# drying ada substrate



## glenn farrar (18 Oct 2014)

Hi guys I have just purchased a second hand tank (thanks Bape) which has some ADA power sand and ADA aquasoil in it, the substrate is still wet and I would like to dry it out so as to make it easier for me to scape with it and also so I don't get any nasties starting to grow in it as I will not be using it for a while. I have read that some of you oven it to dry so I wanted to know if it is going to be ok all mixed into each other and if baking it would affect its performance? 
If it is ok to bake it I presume you just spread it out fairly thin and cook it on a low heat until dry? 

Thanks

Glenn


----------



## ian_m (18 Oct 2014)

I dried excess JBL substrate in oven at 70'C for an hour in a baking tray coated with aluminum foil.

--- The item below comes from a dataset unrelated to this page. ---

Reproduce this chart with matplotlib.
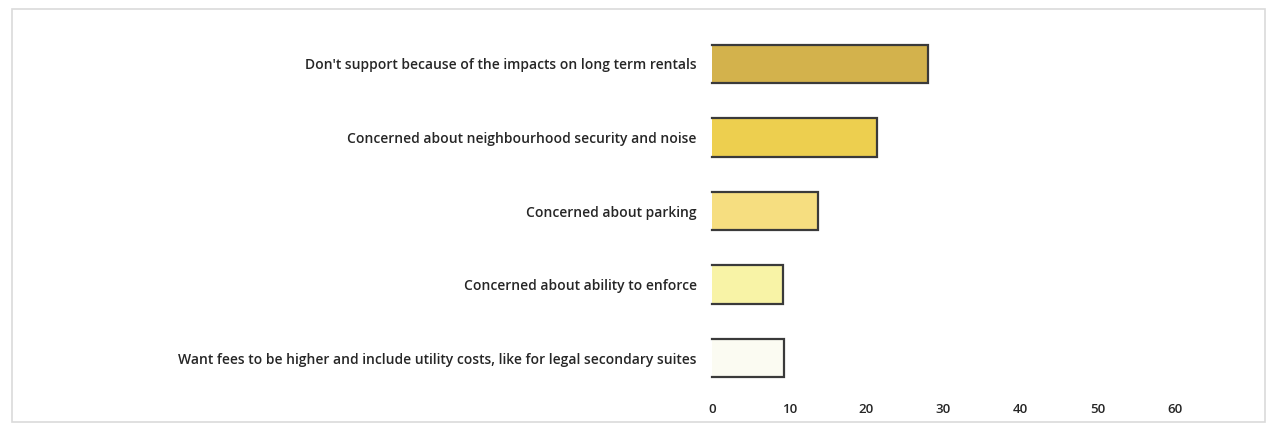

When used in tank no different than when new.


----------



## Stu Worrall (18 Oct 2014)

i'd bin the power sand and dry out the soil.  I wouldnt mix them as the white pummice from the power sand will stand out against the soil.

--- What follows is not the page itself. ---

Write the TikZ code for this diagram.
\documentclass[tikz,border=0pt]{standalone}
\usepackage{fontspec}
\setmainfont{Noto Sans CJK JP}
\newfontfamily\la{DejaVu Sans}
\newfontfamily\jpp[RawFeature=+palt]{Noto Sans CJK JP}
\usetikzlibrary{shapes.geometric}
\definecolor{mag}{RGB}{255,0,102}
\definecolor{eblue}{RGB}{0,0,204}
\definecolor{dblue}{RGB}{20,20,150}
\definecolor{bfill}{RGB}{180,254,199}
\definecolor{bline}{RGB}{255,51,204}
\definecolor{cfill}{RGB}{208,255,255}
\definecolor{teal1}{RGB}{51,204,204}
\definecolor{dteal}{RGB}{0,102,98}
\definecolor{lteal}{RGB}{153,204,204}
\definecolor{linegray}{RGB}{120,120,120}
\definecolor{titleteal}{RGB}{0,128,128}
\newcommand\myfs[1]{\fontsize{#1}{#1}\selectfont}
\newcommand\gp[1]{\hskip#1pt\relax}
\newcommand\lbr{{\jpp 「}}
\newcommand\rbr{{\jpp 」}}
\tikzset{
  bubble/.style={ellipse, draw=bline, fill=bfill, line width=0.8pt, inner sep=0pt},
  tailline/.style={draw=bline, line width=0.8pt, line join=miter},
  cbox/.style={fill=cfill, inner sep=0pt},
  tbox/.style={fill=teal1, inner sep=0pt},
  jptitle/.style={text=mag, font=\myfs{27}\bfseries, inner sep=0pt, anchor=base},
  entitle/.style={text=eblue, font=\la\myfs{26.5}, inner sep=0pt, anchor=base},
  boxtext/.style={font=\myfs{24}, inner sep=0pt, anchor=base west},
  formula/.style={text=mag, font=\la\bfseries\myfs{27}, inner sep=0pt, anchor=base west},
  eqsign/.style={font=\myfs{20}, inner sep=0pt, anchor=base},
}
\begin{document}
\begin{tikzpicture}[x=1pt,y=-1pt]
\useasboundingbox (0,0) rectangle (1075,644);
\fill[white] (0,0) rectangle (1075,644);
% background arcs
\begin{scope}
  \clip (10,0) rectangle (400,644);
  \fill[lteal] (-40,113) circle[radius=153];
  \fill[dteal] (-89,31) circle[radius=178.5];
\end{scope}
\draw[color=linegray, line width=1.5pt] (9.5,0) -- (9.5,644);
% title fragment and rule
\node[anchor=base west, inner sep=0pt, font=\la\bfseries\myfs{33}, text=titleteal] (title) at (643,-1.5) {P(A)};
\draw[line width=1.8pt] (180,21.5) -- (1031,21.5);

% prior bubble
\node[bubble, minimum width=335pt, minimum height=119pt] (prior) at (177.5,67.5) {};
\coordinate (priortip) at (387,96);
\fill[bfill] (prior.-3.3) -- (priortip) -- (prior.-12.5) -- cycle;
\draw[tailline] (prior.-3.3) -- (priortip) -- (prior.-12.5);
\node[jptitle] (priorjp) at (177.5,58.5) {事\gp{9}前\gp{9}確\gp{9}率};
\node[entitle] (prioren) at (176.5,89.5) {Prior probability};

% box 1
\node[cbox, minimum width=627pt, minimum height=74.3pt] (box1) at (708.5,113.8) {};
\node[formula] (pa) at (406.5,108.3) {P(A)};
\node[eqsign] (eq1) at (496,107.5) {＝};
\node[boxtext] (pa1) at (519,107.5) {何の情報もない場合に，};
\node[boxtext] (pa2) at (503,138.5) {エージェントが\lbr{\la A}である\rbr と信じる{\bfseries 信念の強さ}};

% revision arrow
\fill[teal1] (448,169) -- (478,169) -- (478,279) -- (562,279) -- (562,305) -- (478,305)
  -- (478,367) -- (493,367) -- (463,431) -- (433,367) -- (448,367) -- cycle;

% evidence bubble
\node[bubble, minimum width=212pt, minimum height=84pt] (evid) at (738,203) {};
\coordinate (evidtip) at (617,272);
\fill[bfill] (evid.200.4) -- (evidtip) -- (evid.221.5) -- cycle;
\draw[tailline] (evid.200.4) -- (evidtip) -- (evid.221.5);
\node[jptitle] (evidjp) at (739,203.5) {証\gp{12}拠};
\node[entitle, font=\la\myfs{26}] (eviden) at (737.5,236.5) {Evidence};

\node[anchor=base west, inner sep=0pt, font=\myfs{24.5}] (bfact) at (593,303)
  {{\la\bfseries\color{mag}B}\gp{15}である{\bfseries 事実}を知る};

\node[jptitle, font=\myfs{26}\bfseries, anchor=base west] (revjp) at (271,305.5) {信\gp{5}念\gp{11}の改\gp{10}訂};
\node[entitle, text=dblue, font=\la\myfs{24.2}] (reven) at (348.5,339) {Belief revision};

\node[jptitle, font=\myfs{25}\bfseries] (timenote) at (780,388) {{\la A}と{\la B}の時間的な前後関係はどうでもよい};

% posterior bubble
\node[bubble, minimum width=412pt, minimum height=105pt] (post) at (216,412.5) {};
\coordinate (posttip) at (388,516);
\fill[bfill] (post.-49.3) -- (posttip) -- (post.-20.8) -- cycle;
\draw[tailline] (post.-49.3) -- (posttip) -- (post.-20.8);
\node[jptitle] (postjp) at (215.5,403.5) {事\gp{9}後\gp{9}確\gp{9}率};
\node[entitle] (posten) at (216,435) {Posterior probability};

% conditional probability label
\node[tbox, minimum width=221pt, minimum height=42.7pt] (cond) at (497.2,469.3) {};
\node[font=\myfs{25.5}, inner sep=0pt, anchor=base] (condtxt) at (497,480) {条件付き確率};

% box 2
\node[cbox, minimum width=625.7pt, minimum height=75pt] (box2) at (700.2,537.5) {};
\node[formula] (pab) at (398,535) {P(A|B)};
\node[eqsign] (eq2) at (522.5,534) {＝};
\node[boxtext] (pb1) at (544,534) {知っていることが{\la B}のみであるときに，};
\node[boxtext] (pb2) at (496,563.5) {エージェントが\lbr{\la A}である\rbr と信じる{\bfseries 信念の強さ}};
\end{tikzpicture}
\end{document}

I usually put mine in a flat garden organiser and leave in the conservatory to dry out


----------



## Tim Harrison (18 Oct 2014)

I've spread it out in my kids paddling pool on a hot summers day worked a treat. I've also used a cat litter tray placed in the airing cupboard also worked well.


----------



## glenn farrar (18 Oct 2014)

Thanks guys as I don't have a conservatory I think I will use the airing cupboard method

@stuworrall how would I go about separating the power sand and if I could separate it why not reuse it?

Thanks


----------



## Stu Worrall (18 Oct 2014)

in theory its usually exhausted after about a month and done its job in the old tank so it will be plain old pummice by now.  I usually use a scoop to separate the power sand by scraping the top layer soil off.  If its already mixed then a sieve may do it


----------



## glenn farrar (18 Oct 2014)

Ok thanks I presume the appearance of the separate substrates will become apparent when I start to scoop it out? I am totally new to all this and have never seen the stuff before.


----------



## Stu Worrall (18 Oct 2014)

glenn farrar said:


> Ok thanks I presume the appearance of the separate substrates will become apparent when I start to scoop it out? I am totally new to all this and have never seen the stuff before.


yep, youll spot the power sand layer as it will change colour to a lighter shade with white pummice in.


----------



## glenn farrar (18 Oct 2014)

Ah ok thanks for the info I would have just dug the lot out and launched it all in a pot to dry!


----------